La Situation Agricole en Russie et en Chine

Il ne manque cependant pas de moyens de pression, car les pays du Moyen-Orient ne peuvent guère compter sur les Soviets pour les nourrir. On sait, en effet, que l’U.R.S.S. vient de conclure un important achat de blé au Canada. Décidément, l’agriculture réserve bien des déboires à Krouchtchev, qui pourtant en fait son cheval de bataille. Qu’ont donné cette année les 8 millions ½ d’hectares de terres vierges du Kazakhstan ? et les 45 millions d’autres dans les riches terres d’Ukraine et de Sibérie méridionale ? Même avec un rendement très modeste, les 9 quintaux à l’hectare que produisait la Russie tsariste, il y aurait de quoi nourrir non seulement la Russie, mais le reste de l’Europe.

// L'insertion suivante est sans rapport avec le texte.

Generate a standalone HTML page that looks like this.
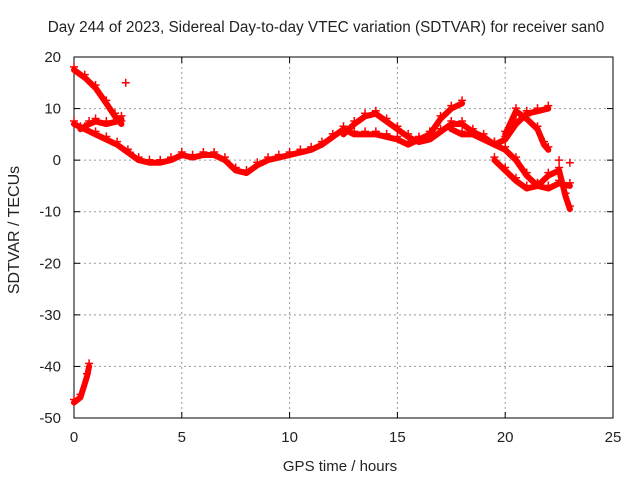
<!DOCTYPE html>
<html><head><meta charset="utf-8"><style>
body{margin:0;background:#fff}
svg text{font-family:"Liberation Sans",sans-serif;font-size:15px;fill:#222}
</style></head><body>
<svg id="chart" width="640" height="480" viewBox="0 0 640 480" xmlns="http://www.w3.org/2000/svg">
<text x="326" y="32" text-anchor="middle" style="font-size:15.3px">Day 244 of 2023, Sidereal Day-to-day VTEC variation (SDTVAR) for receiver san0</text>
<g id="grid"></g>
<g id="axes"></g>
<g id="series"></g>
<text x="340" y="471" text-anchor="middle">GPS time / hours</text>
<text transform="translate(19,230) rotate(-90)" text-anchor="middle" style="font-size:16px">SDTVAR / TECUs</text>
</svg>
<script>
const xTicks=[0,5,10,15,20,25];
const yTicks=[20,10,0,-10,-20,-30,-40,-50];
const trackA=[[0,17.5],[0.5,16],[1,14],[1.5,11],[1.9,8.5],[2.2,7]];
const trackB=[[0,7],[0.5,6],[1,5],[1.5,4],[2,3],[2.5,1.5],[3,0],[3.5,-0.5],[4,-0.5],[4.5,0],[5,1],[5.5,0.5],[6,1],[6.5,1],[7,0],[7.5,-2],[8,-2.5],[8.5,-1],[9,0],[9.5,0.5],[10,1],[10.5,1.5],[11,2],[11.5,3],[12,4.5],[12.5,6],[13,5],[13.5,5],[14,5],[14.5,4.5],[15,4],[15.5,3],[16,4],[16.5,5],[17,8],[17.5,10],[18,11]];
const trackC=[[0.3,6],[0.7,7],[1,7.5],[1.5,7],[2,7.5],[2.2,8]];
const trackD=[[12.5,5],[13,7],[13.5,8.5],[14,9],[14.5,7.5],[15,6],[15.5,4.5],[16,3.5],[16.5,4],[17,5.5],[17.5,7],[18,7],[18.5,5.5],[19,4.5],[19.5,3],[20,2],[20.5,0],[21,-3],[21.5,-5],[22,-5.5],[22.5,-4.5],[23,-5]];
const trackE=[[17.5,6],[18,5],[18.5,5],[19,4],[19.5,3],[20,4],[20.5,7],[21,9],[21.5,9.5],[22,10]];
const trackF=[[19.5,0],[20,-2],[20.5,-4],[21,-5.5],[21.5,-5],[22,-3],[22.5,-2],[22.8,-7],[23,-9.5]];
const trackG=[[20,5],[20.5,9.5],[21,8],[21.5,6],[21.8,3],[22,2]];
const trackH=[[0,-47],[0.3,-46],[0.6,-42],[0.7,-40]];
const isolated=[[2.4,15],[2.6,1.5],[22.5,0],[23,-0.5]];
const tracks=[trackA,trackB,trackC,trackD,trackE,trackF,trackG,trackH];

const L=74,R=613,T=57,B=418;
const X=v=>L+(v-0)/(25-0)*(R-L);
const Y=v=>B-(v+50)/(70)*(B-T);
const NS="http://www.w3.org/2000/svg";
function mk(t,a,p){const e=document.createElementNS(NS,t);for(const k in a)e.setAttribute(k,a[k]);p.appendChild(e);return e;}
const grid=document.getElementById('grid'),axes=document.getElementById('axes'),ser=document.getElementById('series');
xTicks.forEach(v=>{
  if(v>0&&v<25){const g=mk('line',{x1:X(v),x2:X(v),y1:T,y2:B,stroke:'#999','stroke-dasharray':'2,3'},grid);
  
  }
  const t=mk('text',{x:X(v),y:B+24,'text-anchor':'middle'},axes);t.textContent=v;
  
  
  mk('line',{x1:X(v),x2:X(v),y1:B,y2:B-6,stroke:'#000'},axes);
  mk('line',{x1:X(v),x2:X(v),y1:T,y2:T+6,stroke:'#000'},axes);
});
yTicks.forEach(v=>{
  if(v<20&&v>-50){const g=mk('line',{x1:L,x2:R,y1:Y(v),y2:Y(v),stroke:'#999','stroke-dasharray':'2,3'},grid);
  
  }
  const t=mk('text',{x:L-13,y:Y(v)+5,'text-anchor':'end'},axes);t.textContent=v;
  
  
  mk('line',{x1:L,x2:L+6,y1:Y(v),y2:Y(v),stroke:'#000'},axes);
  mk('line',{x1:R,x2:R-6,y1:Y(v),y2:Y(v),stroke:'#000'},axes);
});
const frame=mk('rect',{x:L,y:T,width:R-L,height:B-T,fill:'none',stroke:'#000'},axes);


function plus(x,y){mk('path',{d:`M${x-4},${y}h8M${x},${y-4}v8`,stroke:'#f00','stroke-width':1.5},ser);}
tracks.forEach(tr=>{
  const p=mk('polyline',{points:tr.map(d=>X(d[0])+','+Y(d[1])).join(' '),fill:'none',stroke:'#f00','stroke-width':6,'stroke-linejoin':'round','stroke-linecap':'round'},ser);
  
  
  tr.forEach(d=>plus(X(d[0]),Y(d[1])-3));
});
isolated.forEach(d=>plus(X(d[0]),Y(d[1])));
</script>
</body></html>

Il en est de même en Chine. Malgré les statistiques, la famine reparaît. On signale dans les provinces naguère riches du Kwangju des marches de la faim. Dans le Kangxi, des milliers de paysans empoisonnés pour avoir mangé, faute de riz, des herbes sauvages ; ailleurs, des révoltes réprimées par la troupe, des populations épuisées de travail sans nourriture suffisante. Pékin accuse la sécheresse. Le ciel décidément n’est pas propice au communisme.